After an induction to photography, I had mistakenly taken some photos of lights where the rest of the photo appeared dark apart from the light. As there are some interesting lights in Leeds College of Art I wanted to repeat this process as a potential photographic approach to the brief. I also felt the electric, bright lights reflected the electric guitar in the song as well as the style of the music overall.
To achieve this my DSLR was set to manual with the following settings:
shutter speed 1/640
Apature F14
ISO Auto
White balance - fluorescent light
these were occasionally adjusted, such as a slower shutter speed to blur the lights. This was my first time using a DLSR for a project and previous to this I had no knowledge at all as to how to work one. I am slowly getting a grasp of how the camera works and how to use the settings. I am pleased with the effect created by the photographs I took and felt that I had a good eye for composition when photographing. I think that the tube shape of the lights resembles the strings on an electric guitar. The lights resemble the bright sounds created by the music and the arrangement of lights in some of the photos represents the beat of the music. Below are some of my favourite photos -
One of the ideas I came up with was to illustrate a human figuire and illustrate further around this to express the feeling of listening to the music and its impact physically. I asked a friend to stand straight for a photograph. I then traced this on tracing paper using the light box.
Original photograph |
Traced outline |
I later scanned this in and began to play around with all my photographs and this traced image also. The first image I created involved.After playing around with some settings I used the 'Colour Dodge' effect on the photograph of my friend over a photograph of the lights. This created a spooky silhouette with 3 lights striking through. I liked the mysteriousness of the image and felt that it communicates my personal experience of listening to the music.
I experimented with the line drawing over a blurred light photograph. The composition of the image didn't seem right, both elements did not blend together well.
One of my favourite results of my experimentations featured the outline centred in the middle of a highly edited screenshot of a short film 'Into The Wild' made by the Maccabees. I pasted an inverted version of the outline so that I could achieve a white outline against the dark palette from the screenshot. The black surrounding the outline absorbed the rest of the image when I played around with the 'Colour dodge' setting further. I increased the saturation and vibrance of the base layer (the screenshot) to create a bright outline. This created a mysterious half figure in the centre of the page. I like how the figure appears to absorb into the page like one absorbs into the music when they listen to to the song.
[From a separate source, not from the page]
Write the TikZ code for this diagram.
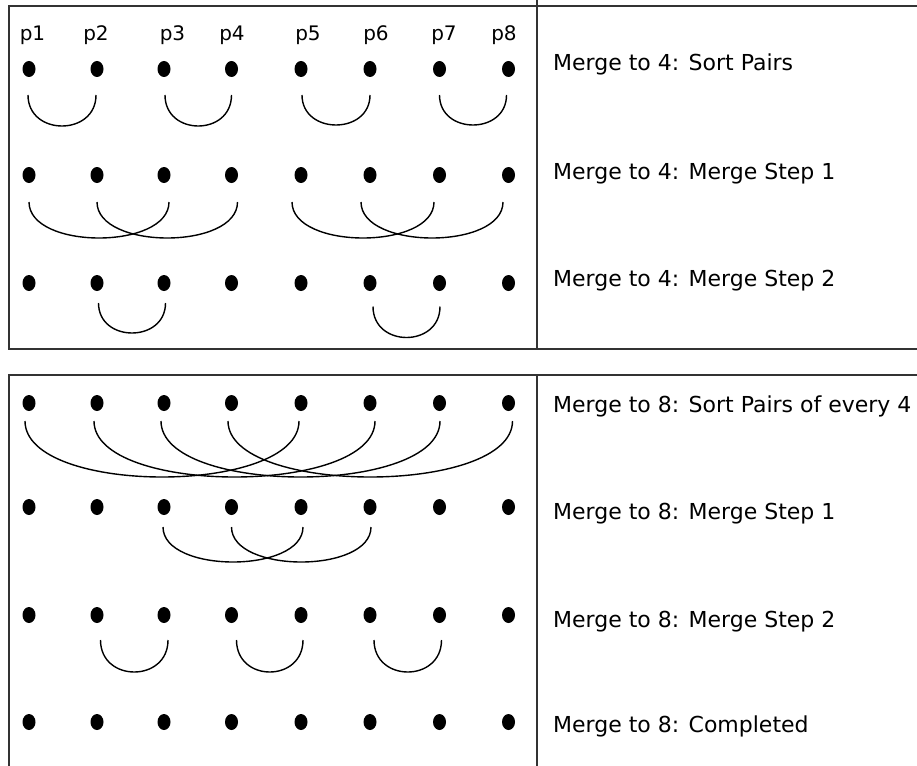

I had experimented with ink to try new materials and make the composition of my album cover more interesting. I had covered a page in a mixture of ink and watered down ink and scanned this into photoshop. I pasted the inverted version of the outline on top of this. I deleted the black around the figure to try a different composition. I preferred this new textured version, The texture was created by the waviness of the tracing paper in the scanner.
I felt that this new figure spoke for itself and the ink background was too busy. So I pasted this onto its own white background. Less is more, and I feel this would appeal to the judges at secret 7 as many of their previous winners have featured a similar minimalistic style.
I then began to develop this image to reflect the effects of listening to the music. I changed the hue to a bright turquoise as I felt this reflected the sound of the song. I used a contrasting electric pink and created swirls using the paint tool to the rhythm of the song (I listened to the song as I created the piece) . Looking back I feel that it would have made more sense for this to come out of the ears, however the eyes are at the centre of the head, where the brain is (which interprets the music) so this seemed appropriate.
I then surrounded the figure in these lines to represent the full body experience of listening to the music, and the feeling of being in your own world when listening to it.
I then tried a different approach whereby I used a fine liner only on an A3 sheet of paper and drew 3 lines to the rhythm of the song across the length of the page. After this, I continued the same lines again and again to create a large linear pattern. Again, I inverted this as I felt this looked better than a black outline alone. It also defines the textures created by the paper more. I changed this to a dark blue as I felt this mirrored feeling deep in the music.